## DATASET EXCERPT
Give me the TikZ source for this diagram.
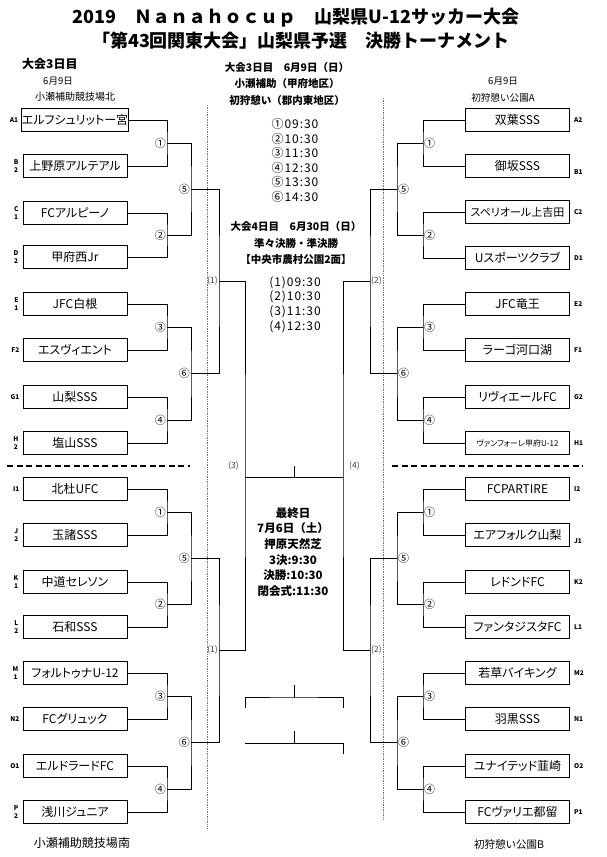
\documentclass[tikz,border=0pt]{standalone}
\usepackage{fontspec}
\setmainfont{Noto Sans CJK JP}
\newfontfamily\teamfont{Noto Sans CJK JP}[RawFeature=+palt]
\newfontfamily\timefont{Noto Sans CJK JP}[LetterSpace=8]
\usepackage{tikz}
\usetikzlibrary{positioning, calc}
\definecolor{dotgray}{gray}{0.45}
\definecolor{semigray}{gray}{0.25}

\begin{document}
\begin{tikzpicture}[
    x=1pt, y=-1pt,
    every node/.style={inner sep=0pt, align=center},
    team/.style ={draw, line width=0.9pt, minimum width=104pt, minimum height=23pt, font=\teamfont\fontsize{12}{13}\selectfont},
    seed/.style ={font=\fontsize{6.5}{7.5}\selectfont\bfseries},
    link/.style ={line width=0.8pt},
    rnd/.style  ={font=\fontsize{11}{11}\selectfont},
    semi/.style ={font=\fontsize{8.5}{9}\selectfont, text=semigray},
    head/.style ={font=\fontsize{10.5}{16.5}\selectfont\bfseries},
    times/.style={font=\timefont\fontsize{12}{14.6}\selectfont}
]
\useasboundingbox (0,0) rectangle (607,857);

% ========== TITLE ==========
\node[font=\fontsize{18}{20}\selectfont\bfseries] (title1) at (296,18) {2019　Ｎａｎａｈｏｃｕｐ　山梨県U-12サッカー大会};
\node[font=\fontsize{18}{20}\selectfont\bfseries] (title2) at (301,41) {「第43回関東大会」山梨県予選　決勝トーナメント};

% ========== VENUES ==========
\node[font=\fontsize{12}{13}\selectfont\bfseries, anchor=west] (lday) at (22,64) {大会3日目};
\node[font=\fontsize{9.5}{10}\selectfont] (ldate)   at (58,81)  {6月9日};
\node[font=\fontsize{10}{11}\selectfont]  (lvenue)  at (75,97)  {小瀬補助競技場北};
\node[font=\fontsize{12}{13}\selectfont]  (lvenue2) at (82,843) {小瀬補助競技場南};
\node[font=\fontsize{9.5}{10}\selectfont] (rdate)   at (503,81) {6月9日};
\node[font=\fontsize{9.6}{10}\selectfont] (rvenue)  at (503,98) {初狩憩い公園A};
\node[font=\fontsize{10.5}{11}\selectfont] (rvenue2) at (509,844) {初狩憩い公園B};

% ========== CENTRE: schedule ==========
\node[head]  (day3)   at (287,84)    {大会3日目　6月9日（日）\\小瀬補助（甲府地区）\\初狩憩い（郡内東地区）};
\node[times] (time3)  at (295,160.5) {①09:30\\②10:30\\③11:30\\④12:30\\⑤13:30\\⑥14:30};
\node[head]  (day4)   at (296,243)   {大会4日目　6月30日（日）\\準々決勝・準決勝\\【中央市農村公園2面】};
\node[times] (time4)  at (295,304.5) {(1)09:30\\(2)10:30\\(3)11:30\\(4)12:30};
\node[font=\fontsize{11.5}{15.6}\selectfont\bfseries] (lastday) at (293,552)
    {最終日\\7月6日（土）\\押原天然芝\\3決:9:30\\決勝:10:30\\閉会式:11:30};

% ========== SEPARATORS ==========
\draw[densely dotted, dotgray, line width=0.7pt] (207,105) -- (207,828);
\draw[densely dotted, dotgray, line width=0.7pt] (383,98) -- (383,820);
\draw[dash pattern=on 6pt off 3.5pt, line width=1.6pt] (7,466) -- (190,466);
\draw[dash pattern=on 6pt off 3.5pt, line width=1.6pt] (392,466) -- (583,466);

% ========== LEFT: teams ==========
\node[team] (a1) at (75,120) {エルフシュリットー宮};
\node[team] (b2) at (75,166) {上野原アルテアル};
\node[team] (c1) at (75,213) {FCアルピーノ};
\node[team] (d2) at (75,257) {甲府西Jr};
\node[team] (e1) at (75,304) {JFC白根};
\node[team] (f2) at (75,350) {エスヴィエント};
\node[team] (g1) at (75,397) {山梨SSS};
\node[team] (h2) at (75,443) {塩山SSS};
\node[team] (i1) at (75,489) {北杜UFC};
\node[team] (j2) at (75,535) {玉諸SSS};
\node[team] (k1) at (75,582) {中道セレソン};
\node[team] (l2) at (75,627) {石和SSS};
\node[team] (m1) at (75,673) {フォルトゥナU-12};
\node[team] (n2) at (75,719) {FCグリュック};
\node[team] (o1) at (75,766) {エルドラードFC};
\node[team] (p2) at (75,812) {浅川ジュニア};

\node[seed, left=3pt of a1] (sa1) {A1};
\node[seed, left=4pt of b2] (sb2) {B\\2};
\node[seed, left=4pt of c1] (sc1) {C\\1};
\node[seed, left=4pt of d2] (sd2) {D\\2};
\node[seed, left=4pt of e1] (se1) {E\\1};
\node[seed, left=3pt of f2] (sf2) {F2};
\node[seed, left=3pt of g1] (sg1) {G1};
\node[seed, left=4pt of h2] (sh2) {H\\2};
\node[seed, left=3pt of i1] (si1) {I1};
\node[seed, left=4pt of j2] (sj2) {J\\2};
\node[seed, left=4pt of k1] (sk1) {K\\1};
\node[seed, left=4pt of l2] (sl2) {L\\2};
\node[seed, left=4pt of m1] (sm1) {M\\1};
\node[seed, left=3pt of n2] (sn2) {N2};
\node[seed, left=3pt of o1] (so1) {O1};
\node[seed, left=4pt of p2] (sp2) {P\\2};

% ========== RIGHT: teams ==========
\node[team] (a2) at (517.5,120) {双葉SSS};
\node[team] (b1) at (517.5,166) {御坂SSS};
\node[team, font=\teamfont\fontsize{11}{12}\selectfont] (c2) at (517.5,212) {スペリオール上吉田};
\node[team] (d1) at (517.5,258) {Uスポーツクラブ};
\node[team] (e2) at (517.5,304) {JFC竜王};
\node[team] (f1) at (517.5,350) {ラーゴ河口湖};
\node[team] (g2) at (517.5,397) {リヴィエールFC};
\node[team, font=\teamfont\fontsize{8}{9}\selectfont] (h1) at (517.5,443) {ヴァンフォーレ甲府U-12};
\node[team] (i2) at (517.5,489) {FCPARTIRE};
\node[team] (j1) at (517.5,535) {エアフォルク山梨};
\node[team] (k2) at (517.5,582) {レドンドFC};
\node[team] (l1) at (517.5,627) {ファンタジスタFC};
\node[team] (m2) at (517.5,673) {若草バイキング};
\node[team] (n1) at (517.5,719) {羽黒SSS};
\node[team] (o2) at (517.5,766) {ユナイテッド韮崎};
\node[team] (p1) at (517.5,812) {FCヴァリエ都留};

\node[seed, right=4pt of a2] (sa2) {A2};
\node[seed, right=4pt of b1, yshift=-6pt] (sb1) {B1};
\node[seed, right=4pt of c2] (sc2) {C2};
\node[seed, right=4pt of d1] (sd1) {D1};
\node[seed, right=4pt of e2] (se2) {E2};
\node[seed, right=4pt of f1] (sf1) {F1};
\node[seed, right=4pt of g2] (sg2) {G2};
\node[seed, right=4pt of h1] (sh1) {H1};
\node[seed, right=4pt of i2] (si2) {I2};
\node[seed, right=4pt of j1, yshift=-6pt] (sj1) {J1};
\node[seed, right=4pt of k2] (sk2) {K2};
\node[seed, right=4pt of l1] (sl1) {L1};
\node[seed, right=4pt of m2] (sm2) {M2};
\node[seed, right=4pt of n1] (sn1) {N1};
\node[seed, right=4pt of o2] (so2) {O2};
\node[seed, right=4pt of p1] (sp1) {P1};

% ========== LEFT: bracket joints ==========
\coordinate (lq1) at (167,143);  \coordinate (lq2) at (167,235);
\coordinate (lq3) at (167,327);  \coordinate (lq4) at (167,420);
\coordinate (lq5) at (167,512);  \coordinate (lq6) at (167,604.5);
\coordinate (lq7) at (167,696);  \coordinate (lq8) at (167,789);
\coordinate (lh1) at (191,189);  \coordinate (lh2) at (191,373.5);
\coordinate (lh3) at (191,558);  \coordinate (lh4) at (191,742.5);
\coordinate (ls1) at (219,281);  \coordinate (ls2) at (219,650);
\coordinate (lf)  at (245,465.5);

% ========== RIGHT: bracket joints ==========
\coordinate (rq1) at (423,143);  \coordinate (rq2) at (423,235);
\coordinate (rq3) at (423,327);  \coordinate (rq4) at (423,420);
\coordinate (rq5) at (423,512);  \coordinate (rq6) at (423,604.5);
\coordinate (rq7) at (423,696);  \coordinate (rq8) at (423,789);
\coordinate (rh1) at (397,189);  \coordinate (rh2) at (397,373.5);
\coordinate (rh3) at (397,558);  \coordinate (rh4) at (397,742.5);
\coordinate (rs1) at (370,281);  \coordinate (rs2) at (370,650);
\coordinate (rf)  at (343,465.5);

% ========== LEFT: lines ==========
\draw[link] (a1.east) -| (lq1) |- (b2.east);
\draw[link] (c1.east) -| (lq2) |- (d2.east);
\draw[link] (e1.east) -| (lq3) |- (f2.east);
\draw[link] (g1.east) -| (lq4) |- (h2.east);
\draw[link] (i1.east) -| (lq5) |- (j2.east);
\draw[link] (k1.east) -| (lq6) |- (l2.east);
\draw[link] (m1.east) -| (lq7) |- (n2.east);
\draw[link] (o1.east) -| (lq8) |- (p2.east);
\draw[link] (lq1) -| (lh1) |- (lq2);
\draw[link] (lq3) -| (lh2) |- (lq4);
\draw[link] (lq5) -| (lh3) |- (lq6);
\draw[link] (lq7) -| (lh4) |- (lq8);
\draw[link] (lh1) -| (ls1) |- (lh2);
\draw[link] (lh3) -| (ls2) |- (lh4);
\draw[link] (ls1) -| (lf) |- (ls2);

% ========== RIGHT: lines ==========
\draw[link] (a2.west) -| (rq1) |- (b1.west);
\draw[link] (c2.west) -| (rq2) |- (d1.west);
\draw[link] (e2.west) -| (rq3) |- (f1.west);
\draw[link] (g2.west) -| (rq4) |- (h1.west);
\draw[link] (i2.west) -| (rq5) |- (j1.west);
\draw[link] (k2.west) -| (rq6) |- (l1.west);
\draw[link] (m2.west) -| (rq7) |- (n1.west);
\draw[link] (o2.west) -| (rq8) |- (p1.west);
\draw[link] (rq1) -| (rh1) |- (rq2);
\draw[link] (rq3) -| (rh2) |- (rq4);
\draw[link] (rq5) -| (rh3) |- (rq6);
\draw[link] (rq7) -| (rh4) |- (rq8);
\draw[link] (rh1) -| (rs1) |- (rh2);
\draw[link] (rh3) -| (rs2) |- (rh4);
\draw[link] (rs1) -| (rf) |- (rs2);

% ========== FINAL and 3rd place ==========
\coordinate (fl) at (245,477);  \coordinate (fr) at (343,477);
\coordinate (fup) at (294,466); \coordinate (fmid) at (294,477);
\draw[link] (fl) -- (fr);
\draw[link] (fup) -- (fmid);

\coordinate (tal) at (245,708); \coordinate (tar) at (343,708);
\coordinate (tau) at (294,685); \coordinate (tam) at (294,697);
\draw[link] (tal) |- (tam) -| (tar);
\draw[link] (tau) -- (tam);
\coordinate (tbl) at (245,743); \coordinate (tbr) at (343,754);
\coordinate (tbu) at (294,731); \coordinate (tbm) at (294,743);
\draw[link] (tbl) -- (tbm) -| (tbr);
\draw[link] (tbu) -- (tbm);

% ========== ROUND LABELS ==========
\node[rnd, anchor=east, xshift=-1pt] (lr1) at (lq1) {①};
\node[rnd, anchor=east, xshift=-1pt] (lr2) at (lq2) {②};
\node[rnd, anchor=east, xshift=-1pt] (lr3) at (lq3) {③};
\node[rnd, anchor=east, xshift=-1pt] (lr4) at (lq4) {④};
\node[rnd, anchor=east, xshift=-1pt] (lr5) at (lq5) {①};
\node[rnd, anchor=east, xshift=-1pt] (lr6) at (lq6) {②};
\node[rnd, anchor=east, xshift=-1pt] (lr7) at (lq7) {③};
\node[rnd, anchor=east, xshift=-1pt] (lr8) at (lq8) {④};
\node[rnd, anchor=east, xshift=-1pt] (lr9)  at (lh1) {⑤};
\node[rnd, anchor=east, xshift=-1pt] (lr10) at (lh2) {⑥};
\node[rnd, anchor=east, xshift=-1pt] (lr11) at (lh3) {⑤};
\node[rnd, anchor=east, xshift=-1pt] (lr12) at (lh4) {⑥};

\node[rnd, anchor=west, xshift=1pt] (rr1) at (rq1) {①};
\node[rnd, anchor=west, xshift=1pt] (rr2) at (rq2) {②};
\node[rnd, anchor=west, xshift=1pt] (rr3) at (rq3) {③};
\node[rnd, anchor=west, xshift=1pt] (rr4) at (rq4) {④};
\node[rnd, anchor=west, xshift=1pt] (rr5) at (rq5) {①};
\node[rnd, anchor=west, xshift=1pt] (rr6) at (rq6) {②};
\node[rnd, anchor=west, xshift=1pt] (rr7) at (rq7) {③};
\node[rnd, anchor=west, xshift=1pt] (rr8) at (rq8) {④};
\node[rnd, anchor=west, xshift=1pt] (rr9)  at (rh1) {⑤};
\node[rnd, anchor=west, xshift=1pt] (rr10) at (rh2) {⑥};
\node[rnd, anchor=west, xshift=1pt] (rr11) at (rh3) {⑤};
\node[rnd, anchor=west, xshift=1pt] (rr12) at (rh4) {⑥};

% semi-final / final labels
\node[semi, anchor=east, xshift=-1pt] (lsl1) at (ls1) {(1)};
\node[semi, anchor=east, xshift=-1pt] (lsl2) at (ls2) {(1)};
\node[semi, anchor=west, xshift=1pt]  (rsl1) at (rs1) {(2)};
\node[semi, anchor=west, xshift=1pt]  (rsl2) at (rs2) {(2)};
\node[semi, anchor=east, xshift=-6pt] (lfl)  at (lf)  {(3)};
\node[semi, anchor=west, xshift=6pt]  (rfl)  at (rf)  {(4)};

\end{tikzpicture}
\end{document}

## REQUIREMENTS
Restate exactly, please, only the lines between the start of the data and the line containing "(rvenue2) at (509,844)", both ends included, skipping the pictures.

## TASK RESPONSE
Give me the TikZ source for this diagram.
\documentclass[tikz,border=0pt]{standalone}
\usepackage{fontspec}
\setmainfont{Noto Sans CJK JP}
\newfontfamily\teamfont{Noto Sans CJK JP}[RawFeature=+palt]
\newfontfamily\timefont{Noto Sans CJK JP}[LetterSpace=8]
\usepackage{tikz}
\usetikzlibrary{positioning, calc}
\definecolor{dotgray}{gray}{0.45}
\definecolor{semigray}{gray}{0.25}

\begin{document}
\begin{tikzpicture}[
    x=1pt, y=-1pt,
    every node/.style={inner sep=0pt, align=center},
    team/.style ={draw, line width=0.9pt, minimum width=104pt, minimum height=23pt, font=\teamfont\fontsize{12}{13}\selectfont},
    seed/.style ={font=\fontsize{6.5}{7.5}\selectfont\bfseries},
    link/.style ={line width=0.8pt},
    rnd/.style  ={font=\fontsize{11}{11}\selectfont},
    semi/.style ={font=\fontsize{8.5}{9}\selectfont, text=semigray},
    head/.style ={font=\fontsize{10.5}{16.5}\selectfont\bfseries},
    times/.style={font=\timefont\fontsize{12}{14.6}\selectfont}
]
\useasboundingbox (0,0) rectangle (607,857);

% ========== TITLE ==========
\node[font=\fontsize{18}{20}\selectfont\bfseries] (title1) at (296,18) {2019　Ｎａｎａｈｏｃｕｐ　山梨県U-12サッカー大会};
\node[font=\fontsize{18}{20}\selectfont\bfseries] (title2) at (301,41) {「第43回関東大会」山梨県予選　決勝トーナメント};

% ========== VENUES ==========
\node[font=\fontsize{12}{13}\selectfont\bfseries, anchor=west] (lday) at (22,64) {大会3日目};
\node[font=\fontsize{9.5}{10}\selectfont] (ldate)   at (58,81)  {6月9日};
\node[font=\fontsize{10}{11}\selectfont]  (lvenue)  at (75,97)  {小瀬補助競技場北};
\node[font=\fontsize{12}{13}\selectfont]  (lvenue2) at (82,843) {小瀬補助競技場南};
\node[font=\fontsize{9.5}{10}\selectfont] (rdate)   at (503,81) {6月9日};
\node[font=\fontsize{9.6}{10}\selectfont] (rvenue)  at (503,98) {初狩憩い公園A};
\node[font=\fontsize{10.5}{11}\selectfont] (rvenue2) at (509,844) {初狩憩い公園B};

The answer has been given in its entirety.